What needs to be done: Repeat, exactly and in full, the lines of the listing below, but without any pictures.

Data lines:

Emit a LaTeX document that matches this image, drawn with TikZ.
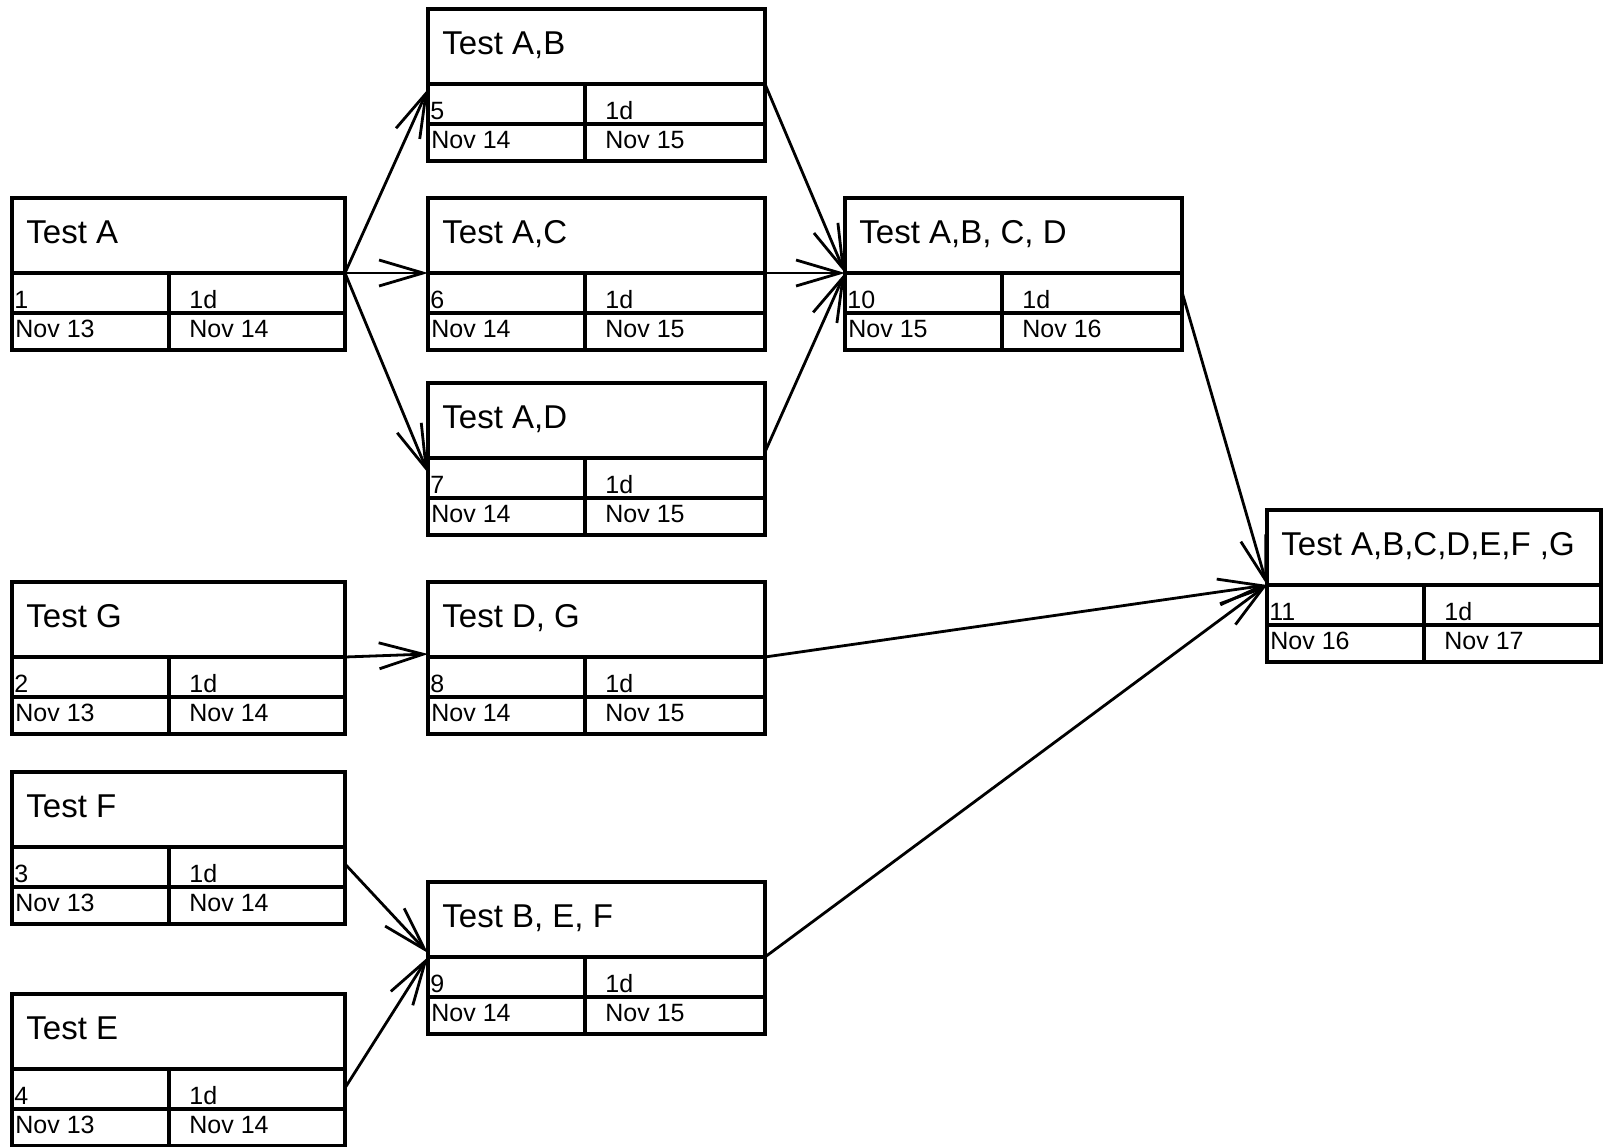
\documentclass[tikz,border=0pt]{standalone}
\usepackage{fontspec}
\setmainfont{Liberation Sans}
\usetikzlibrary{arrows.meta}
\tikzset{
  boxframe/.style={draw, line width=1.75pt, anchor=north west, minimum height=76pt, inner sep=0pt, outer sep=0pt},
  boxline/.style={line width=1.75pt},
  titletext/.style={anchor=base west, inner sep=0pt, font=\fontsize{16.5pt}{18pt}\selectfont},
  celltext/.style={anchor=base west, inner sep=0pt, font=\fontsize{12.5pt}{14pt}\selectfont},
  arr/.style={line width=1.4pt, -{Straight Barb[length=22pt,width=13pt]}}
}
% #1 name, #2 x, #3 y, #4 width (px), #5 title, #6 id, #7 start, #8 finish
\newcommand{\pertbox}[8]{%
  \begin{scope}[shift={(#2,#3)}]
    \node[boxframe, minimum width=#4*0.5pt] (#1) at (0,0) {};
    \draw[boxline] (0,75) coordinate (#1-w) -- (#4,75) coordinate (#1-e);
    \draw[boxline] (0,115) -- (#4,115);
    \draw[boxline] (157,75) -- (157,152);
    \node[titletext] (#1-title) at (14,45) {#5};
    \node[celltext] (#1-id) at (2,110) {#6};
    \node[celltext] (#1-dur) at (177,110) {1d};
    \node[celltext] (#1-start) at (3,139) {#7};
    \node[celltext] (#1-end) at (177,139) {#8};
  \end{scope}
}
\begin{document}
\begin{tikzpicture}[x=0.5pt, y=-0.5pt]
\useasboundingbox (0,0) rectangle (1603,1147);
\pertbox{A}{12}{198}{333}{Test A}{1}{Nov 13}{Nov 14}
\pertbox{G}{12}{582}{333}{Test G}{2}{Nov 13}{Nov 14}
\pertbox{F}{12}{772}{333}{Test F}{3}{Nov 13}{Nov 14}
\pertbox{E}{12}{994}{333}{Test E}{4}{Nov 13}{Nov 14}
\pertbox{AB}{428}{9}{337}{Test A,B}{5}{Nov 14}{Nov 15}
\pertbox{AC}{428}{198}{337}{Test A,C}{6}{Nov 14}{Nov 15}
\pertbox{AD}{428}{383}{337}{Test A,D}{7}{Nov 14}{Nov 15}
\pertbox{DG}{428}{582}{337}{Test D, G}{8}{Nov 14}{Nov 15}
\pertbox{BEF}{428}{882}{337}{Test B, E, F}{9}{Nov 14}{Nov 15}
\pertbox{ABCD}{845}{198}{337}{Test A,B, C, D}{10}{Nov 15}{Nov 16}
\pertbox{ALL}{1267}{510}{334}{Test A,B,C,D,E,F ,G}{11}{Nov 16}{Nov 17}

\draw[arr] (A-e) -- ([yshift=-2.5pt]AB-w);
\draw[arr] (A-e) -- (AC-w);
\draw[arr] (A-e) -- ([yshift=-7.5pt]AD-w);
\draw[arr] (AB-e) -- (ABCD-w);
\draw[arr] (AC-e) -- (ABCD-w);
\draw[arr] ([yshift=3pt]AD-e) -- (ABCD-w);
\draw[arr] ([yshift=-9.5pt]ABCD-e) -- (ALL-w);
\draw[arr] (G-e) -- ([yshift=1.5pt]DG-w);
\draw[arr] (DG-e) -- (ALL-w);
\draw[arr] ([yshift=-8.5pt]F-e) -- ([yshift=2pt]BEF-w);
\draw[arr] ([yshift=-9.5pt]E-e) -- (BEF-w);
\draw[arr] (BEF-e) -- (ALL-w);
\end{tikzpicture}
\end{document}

Written solution:
Emit a LaTeX document that matches this image, drawn with TikZ.
\documentclass[tikz,border=0pt]{standalone}
\usepackage{fontspec}
\setmainfont{Liberation Sans}
\usetikzlibrary{arrows.meta}
\tikzset{
  boxframe/.style={draw, line width=1.75pt, anchor=north west, minimum height=76pt, inner sep=0pt, outer sep=0pt},
  boxline/.style={line width=1.75pt},
  titletext/.style={anchor=base west, inner sep=0pt, font=\fontsize{16.5pt}{18pt}\selectfont},
  celltext/.style={anchor=base west, inner sep=0pt, font=\fontsize{12.5pt}{14pt}\selectfont},
  arr/.style={line width=1.4pt, -{Straight Barb[length=22pt,width=13pt]}}
}
% #1 name, #2 x, #3 y, #4 width (px), #5 title, #6 id, #7 start, #8 finish
\newcommand{\pertbox}[8]{%
  \begin{scope}[shift={(#2,#3)}]
    \node[boxframe, minimum width=#4*0.5pt] (#1) at (0,0) {};
    \draw[boxline] (0,75) coordinate (#1-w) -- (#4,75) coordinate (#1-e);
    \draw[boxline] (0,115) -- (#4,115);
    \draw[boxline] (157,75) -- (157,152);
    \node[titletext] (#1-title) at (14,45) {#5};
    \node[celltext] (#1-id) at (2,110) {#6};
    \node[celltext] (#1-dur) at (177,110) {1d};
    \node[celltext] (#1-start) at (3,139) {#7};
    \node[celltext] (#1-end) at (177,139) {#8};
  \end{scope}
}
\begin{document}
\begin{tikzpicture}[x=0.5pt, y=-0.5pt]
\useasboundingbox (0,0) rectangle (1603,1147);
\pertbox{A}{12}{198}{333}{Test A}{1}{Nov 13}{Nov 14}
\pertbox{G}{12}{582}{333}{Test G}{2}{Nov 13}{Nov 14}
\pertbox{F}{12}{772}{333}{Test F}{3}{Nov 13}{Nov 14}
\pertbox{E}{12}{994}{333}{Test E}{4}{Nov 13}{Nov 14}
\pertbox{AB}{428}{9}{337}{Test A,B}{5}{Nov 14}{Nov 15}
\pertbox{AC}{428}{198}{337}{Test A,C}{6}{Nov 14}{Nov 15}
\pertbox{AD}{428}{383}{337}{Test A,D}{7}{Nov 14}{Nov 15}
\pertbox{DG}{428}{582}{337}{Test D, G}{8}{Nov 14}{Nov 15}
\pertbox{BEF}{428}{882}{337}{Test B, E, F}{9}{Nov 14}{Nov 15}
\pertbox{ABCD}{845}{198}{337}{Test A,B, C, D}{10}{Nov 15}{Nov 16}
\pertbox{ALL}{1267}{510}{334}{Test A,B,C,D,E,F ,G}{11}{Nov 16}{Nov 17}

\draw[arr] (A-e) -- ([yshift=-2.5pt]AB-w);
\draw[arr] (A-e) -- (AC-w);
\draw[arr] (A-e) -- ([yshift=-7.5pt]AD-w);
\draw[arr] (AB-e) -- (ABCD-w);
\draw[arr] (AC-e) -- (ABCD-w);
\draw[arr] ([yshift=3pt]AD-e) -- (ABCD-w);
\draw[arr] ([yshift=-9.5pt]ABCD-e) -- (ALL-w);
\draw[arr] (G-e) -- ([yshift=1.5pt]DG-w);
\draw[arr] (DG-e) -- (ALL-w);
\draw[arr] ([yshift=-8.5pt]F-e) -- ([yshift=2pt]BEF-w);
\draw[arr] ([yshift=-9.5pt]E-e) -- (BEF-w);
\draw[arr] (BEF-e) -- (ALL-w);
\end{tikzpicture}
\end{document}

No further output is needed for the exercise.